## WHAT IS EXPECTED
Answer with one number only: the number of lines that contain "diagram".

## STORED RECORDS

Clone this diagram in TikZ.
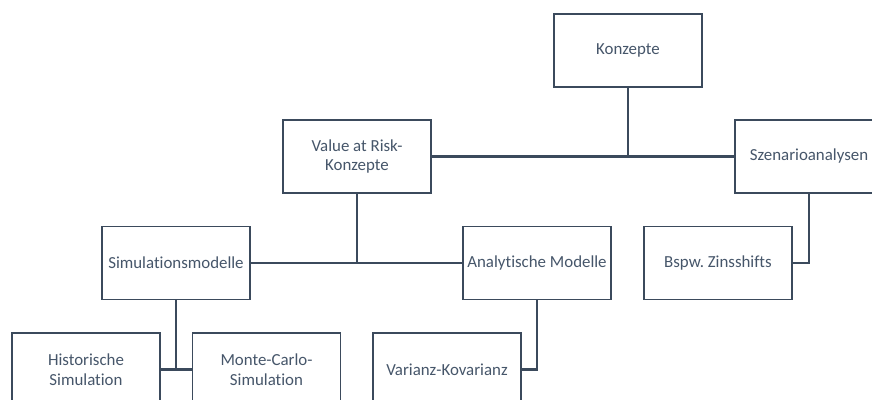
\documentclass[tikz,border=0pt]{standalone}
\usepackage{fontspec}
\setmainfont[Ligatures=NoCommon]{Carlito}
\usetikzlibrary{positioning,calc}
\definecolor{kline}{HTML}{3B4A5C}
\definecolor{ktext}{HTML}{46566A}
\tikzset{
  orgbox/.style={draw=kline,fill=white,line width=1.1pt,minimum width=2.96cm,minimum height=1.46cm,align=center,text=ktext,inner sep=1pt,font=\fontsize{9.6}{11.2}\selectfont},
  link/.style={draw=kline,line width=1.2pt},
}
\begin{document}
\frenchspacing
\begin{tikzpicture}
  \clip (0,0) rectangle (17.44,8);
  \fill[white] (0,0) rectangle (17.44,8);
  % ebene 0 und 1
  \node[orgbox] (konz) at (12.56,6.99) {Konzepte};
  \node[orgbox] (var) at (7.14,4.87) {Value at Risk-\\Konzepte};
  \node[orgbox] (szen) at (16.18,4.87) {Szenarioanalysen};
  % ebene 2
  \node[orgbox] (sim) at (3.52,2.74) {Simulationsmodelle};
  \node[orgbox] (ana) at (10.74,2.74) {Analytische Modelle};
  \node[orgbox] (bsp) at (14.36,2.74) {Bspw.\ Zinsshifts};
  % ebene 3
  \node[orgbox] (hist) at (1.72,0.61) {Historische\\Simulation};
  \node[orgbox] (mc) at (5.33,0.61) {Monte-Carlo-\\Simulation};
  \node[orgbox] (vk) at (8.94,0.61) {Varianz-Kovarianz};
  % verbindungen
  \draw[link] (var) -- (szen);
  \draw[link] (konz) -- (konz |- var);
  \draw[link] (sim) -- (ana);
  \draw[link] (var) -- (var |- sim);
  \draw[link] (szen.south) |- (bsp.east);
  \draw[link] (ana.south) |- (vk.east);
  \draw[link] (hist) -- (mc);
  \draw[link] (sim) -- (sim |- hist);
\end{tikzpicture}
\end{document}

---

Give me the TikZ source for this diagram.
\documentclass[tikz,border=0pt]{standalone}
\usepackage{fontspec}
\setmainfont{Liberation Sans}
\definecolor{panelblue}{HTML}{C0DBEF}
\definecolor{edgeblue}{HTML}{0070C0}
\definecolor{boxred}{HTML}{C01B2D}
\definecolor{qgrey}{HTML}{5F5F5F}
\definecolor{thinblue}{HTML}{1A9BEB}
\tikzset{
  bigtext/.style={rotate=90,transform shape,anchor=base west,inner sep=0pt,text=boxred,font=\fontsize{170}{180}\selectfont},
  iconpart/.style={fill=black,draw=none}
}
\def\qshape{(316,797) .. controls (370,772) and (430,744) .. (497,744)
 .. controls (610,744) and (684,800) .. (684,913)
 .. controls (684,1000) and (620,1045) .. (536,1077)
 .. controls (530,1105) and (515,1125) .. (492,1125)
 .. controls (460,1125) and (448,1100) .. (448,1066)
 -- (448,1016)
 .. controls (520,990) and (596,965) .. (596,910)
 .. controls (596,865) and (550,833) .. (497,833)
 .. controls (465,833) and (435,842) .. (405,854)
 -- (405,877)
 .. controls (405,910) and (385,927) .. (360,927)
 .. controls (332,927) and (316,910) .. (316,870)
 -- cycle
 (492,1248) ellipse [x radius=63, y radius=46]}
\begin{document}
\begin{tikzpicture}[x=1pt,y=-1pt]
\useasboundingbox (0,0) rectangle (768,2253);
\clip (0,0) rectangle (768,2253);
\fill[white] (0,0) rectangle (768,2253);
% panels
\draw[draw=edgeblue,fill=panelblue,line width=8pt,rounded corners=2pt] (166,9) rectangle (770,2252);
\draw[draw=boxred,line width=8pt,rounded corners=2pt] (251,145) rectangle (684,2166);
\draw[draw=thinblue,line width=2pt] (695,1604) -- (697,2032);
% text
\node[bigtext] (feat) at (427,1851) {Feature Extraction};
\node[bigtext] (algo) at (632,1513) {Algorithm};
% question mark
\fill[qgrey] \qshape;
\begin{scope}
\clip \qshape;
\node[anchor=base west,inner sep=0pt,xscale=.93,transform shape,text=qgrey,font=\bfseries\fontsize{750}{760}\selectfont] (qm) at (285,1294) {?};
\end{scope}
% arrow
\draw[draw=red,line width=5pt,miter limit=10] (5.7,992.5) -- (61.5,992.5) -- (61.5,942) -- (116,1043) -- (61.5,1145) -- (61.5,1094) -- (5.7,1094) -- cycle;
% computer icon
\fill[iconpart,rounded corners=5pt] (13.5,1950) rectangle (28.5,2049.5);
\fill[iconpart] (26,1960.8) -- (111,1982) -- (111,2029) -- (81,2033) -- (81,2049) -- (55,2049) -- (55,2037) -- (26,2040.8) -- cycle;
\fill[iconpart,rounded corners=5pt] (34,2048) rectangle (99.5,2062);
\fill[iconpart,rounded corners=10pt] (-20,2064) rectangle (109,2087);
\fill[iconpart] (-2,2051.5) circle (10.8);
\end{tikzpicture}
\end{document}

--

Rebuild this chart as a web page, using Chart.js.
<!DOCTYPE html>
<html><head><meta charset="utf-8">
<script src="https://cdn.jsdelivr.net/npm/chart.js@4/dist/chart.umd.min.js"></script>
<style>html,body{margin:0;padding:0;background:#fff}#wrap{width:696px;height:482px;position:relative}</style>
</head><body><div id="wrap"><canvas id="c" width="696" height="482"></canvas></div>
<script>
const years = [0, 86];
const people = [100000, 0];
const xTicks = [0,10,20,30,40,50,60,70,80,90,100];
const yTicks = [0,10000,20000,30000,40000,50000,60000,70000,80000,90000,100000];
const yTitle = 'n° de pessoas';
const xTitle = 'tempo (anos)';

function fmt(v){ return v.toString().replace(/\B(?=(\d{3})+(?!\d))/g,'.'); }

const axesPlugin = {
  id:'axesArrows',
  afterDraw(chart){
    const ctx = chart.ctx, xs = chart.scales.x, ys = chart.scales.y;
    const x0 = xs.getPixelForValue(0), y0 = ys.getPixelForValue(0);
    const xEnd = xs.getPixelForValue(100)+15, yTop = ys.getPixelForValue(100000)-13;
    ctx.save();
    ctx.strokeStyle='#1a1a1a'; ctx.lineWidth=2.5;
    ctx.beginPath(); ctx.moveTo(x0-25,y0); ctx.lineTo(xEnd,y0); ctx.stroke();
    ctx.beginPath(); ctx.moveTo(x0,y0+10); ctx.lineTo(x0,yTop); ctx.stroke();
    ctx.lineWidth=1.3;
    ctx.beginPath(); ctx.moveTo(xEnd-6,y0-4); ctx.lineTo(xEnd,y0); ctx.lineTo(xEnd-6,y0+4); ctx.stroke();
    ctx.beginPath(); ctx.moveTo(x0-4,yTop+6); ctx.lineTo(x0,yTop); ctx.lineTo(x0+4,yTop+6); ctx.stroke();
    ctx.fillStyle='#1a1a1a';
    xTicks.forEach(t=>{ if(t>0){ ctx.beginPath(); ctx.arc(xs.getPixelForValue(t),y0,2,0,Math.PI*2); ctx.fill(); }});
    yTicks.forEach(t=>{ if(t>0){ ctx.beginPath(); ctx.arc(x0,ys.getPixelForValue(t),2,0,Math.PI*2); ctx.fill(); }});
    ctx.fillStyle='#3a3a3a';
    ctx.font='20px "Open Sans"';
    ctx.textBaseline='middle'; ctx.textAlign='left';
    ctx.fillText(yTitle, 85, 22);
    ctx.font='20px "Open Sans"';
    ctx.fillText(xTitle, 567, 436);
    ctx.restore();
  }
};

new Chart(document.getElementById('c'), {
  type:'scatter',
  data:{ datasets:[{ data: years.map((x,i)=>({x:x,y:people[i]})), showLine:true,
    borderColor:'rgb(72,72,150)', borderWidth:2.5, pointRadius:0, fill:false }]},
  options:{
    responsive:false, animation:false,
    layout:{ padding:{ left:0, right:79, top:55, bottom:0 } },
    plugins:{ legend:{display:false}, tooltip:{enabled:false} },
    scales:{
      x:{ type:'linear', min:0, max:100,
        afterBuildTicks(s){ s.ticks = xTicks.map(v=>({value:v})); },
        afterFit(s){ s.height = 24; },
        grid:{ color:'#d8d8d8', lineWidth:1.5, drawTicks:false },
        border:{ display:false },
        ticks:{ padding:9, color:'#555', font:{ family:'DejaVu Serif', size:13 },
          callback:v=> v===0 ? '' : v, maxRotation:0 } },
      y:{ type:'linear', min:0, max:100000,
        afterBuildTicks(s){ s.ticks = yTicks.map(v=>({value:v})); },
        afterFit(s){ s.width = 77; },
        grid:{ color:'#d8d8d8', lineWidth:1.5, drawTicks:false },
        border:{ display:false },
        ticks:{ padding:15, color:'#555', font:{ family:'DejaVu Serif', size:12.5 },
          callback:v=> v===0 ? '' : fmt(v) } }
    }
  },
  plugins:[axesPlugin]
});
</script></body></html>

## RIGHT ANSWER
2